Careful not to fall into a state of complacency, we understood that the summit had only been our halfway point. On the descent back to camp, we passed our third rope team, all of whom were in good spirits on their way to the top. We noticed some weather quickly moving in so we kept an eye on it and before descending the headwall, and Harrison made contact with group three via radio – they were near the summit! With seven of us back in camp, we awaited the return of our third team as visibility came in and out. At 6:30pm they finally returned, elated by their experience of a successful summit and a just-in-time descent!
We spent Day 6 of our trip descending from Camp 3 to the Landing Zone (LZ). At around 11,000 feet, we were able to point our sleds towards our cache at Camp 2 and release them to the fall line, an incredibly cathartic experience having hauled them 4,000ft up the mountain! Arriving at the LZ without incident, we spent the next two days waiting for the weather to clear for a pickup.

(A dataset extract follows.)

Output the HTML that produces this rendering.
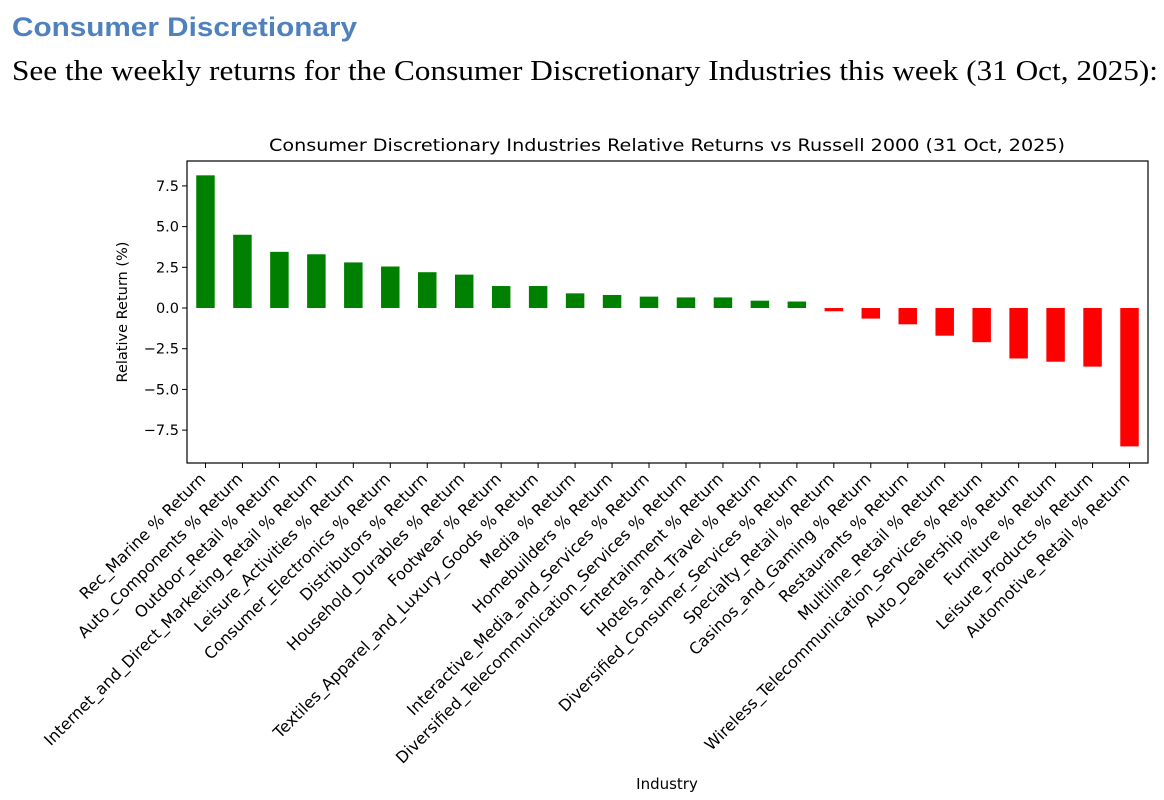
<!DOCTYPE html>
<html><head><meta charset="utf-8"><style>
html,body{margin:0;padding:0;background:#fff;}
svg{display:block}
</style></head><body>
<svg id="c" width="1164" height="800" xmlns="http://www.w3.org/2000/svg">
<text x="12" y="36" font-family="Liberation Sans, sans-serif" font-weight="bold" font-size="27" fill="#4f81bd" textLength="345" lengthAdjust="spacingAndGlyphs">Consumer Discretionary</text>
<text x="12" y="80" font-family="Liberation Serif, serif" font-size="28" fill="#000" textLength="1146" lengthAdjust="spacingAndGlyphs">See the weekly returns for the Consumer Discretionary Industries this week (31 Oct, 2025):</text>
<text x="667" y="151" text-anchor="middle" font-family="DejaVu Sans, sans-serif" font-size="17" fill="#000" textLength="796" lengthAdjust="spacingAndGlyphs">Consumer Discretionary Industries Relative Returns vs Russell 2000 (31 Oct, 2025)</text>
<text transform="translate(127,312) rotate(-90)" text-anchor="middle" font-family="DejaVu Sans, sans-serif" font-size="14.5">Relative Return (%)</text>
<text x="667" y="789" text-anchor="middle" font-family="DejaVu Sans, sans-serif" font-size="15">Industry</text>
<g id="plot"></g>
</svg>
<script>
const categories = ["Rec_Marine","Auto_Components","Outdoor_Retail","Internet_and_Direct_Marketing_Retail","Leisure_Activities","Consumer_Electronics","Distributors","Household_Durables","Footwear","Textiles_Apparel_and_Luxury_Goods","Media","Homebuilders","Interactive_Media_and_Services","Diversified_Telecommunication_Services","Entertainment","Hotels_and_Travel","Diversified_Consumer_Services","Specialty_Retail","Casinos_and_Gaming","Restaurants","Multiline_Retail","Wireless_Telecommunication_Services","Auto_Dealership","Furniture","Leisure_Products","Automotive_Retail"];
const values = [8.15,4.5,3.45,3.3,2.8,2.55,2.2,2.05,1.35,1.35,0.9,0.8,0.7,0.65,0.65,0.45,0.4,-0.2,-0.65,-1.0,-1.7,-2.1,-3.1,-3.3,-3.6,-8.5];
const yTicks = [7.5,5.0,2.5,0.0,-2.5,-5.0,-7.5];
const yTickLabels = ["7.5","5.0","2.5","0.0","\u22122.5","\u22125.0","\u22127.5"];

const NS="http://www.w3.org/2000/svg";
const L=187,R=1148,T=161,B=463;
const yMax=9.03,yMin=-9.52;
const y=v=>T+(yMax-v)/(yMax-yMin)*(B-T);
const step=(R-L)/(categories.length+0.0);
const x=i=>L+step*(i+0.5);
const g=document.getElementById('plot');
function mk(t,a){const e=document.createElementNS(NS,t);for(const k in a)e.setAttribute(k,a[k]);g.appendChild(e);return e;}
values.forEach((v,i)=>{
  const bw=step*0.5;
  const r=mk('rect',{x:x(i)-bw/2,y:Math.min(y(v),y(0)),width:bw,height:Math.abs(y(v)-y(0)),fill:v>=0?'#008000':'#ff0000'});
  
  
  const tk=mk('line',{x1:x(i),x2:x(i),y1:B,y2:B+5,stroke:'#000','stroke-width':1});
  
  
  const t=mk('text',{transform:`translate(${x(i)+1},${B+17}) rotate(-45)`,'text-anchor':'end','font-family':'DejaVu Sans, sans-serif','font-size':16});
  t.textContent=categories[i]+' % Return';
  
  
});
yTicks.forEach((v,i)=>{
  const tk=mk('line',{x1:L-5,x2:L,y1:y(v),y2:y(v),stroke:'#000','stroke-width':1});
  
  
  const t=mk('text',{x:L-8,y:y(v)+5,'text-anchor':'end','font-family':'DejaVu Sans, sans-serif','font-size':14.5});
  t.textContent=yTickLabels[i];
  
  
});
const fr=mk('rect',{x:L,y:T,width:R-L,height:B-T,fill:'none',stroke:'#000','stroke-width':1.2});


</script>
</body></html>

While a little claustrophobic in the tent, those 48 hours provided ample time for reflection. Expeditionary climbing is a difficult activity to label. While undoubtedly a team sport, the rope joining you to your partners represents a life and death bond, it is also an incredibly personal act. The intensity of the experience and challenges of such a wild and hostile environment reveal a lot about personal character and distill the important things in our increasingly complex and cluttered lives. To have the opportunity to experience discomfort, problem-solve, and ultimately succeed in our goal, while being the only 10 people on the mountain, is something I will never forget and will always cherish.
Guides waiting for pickup with Mount Bear in the background.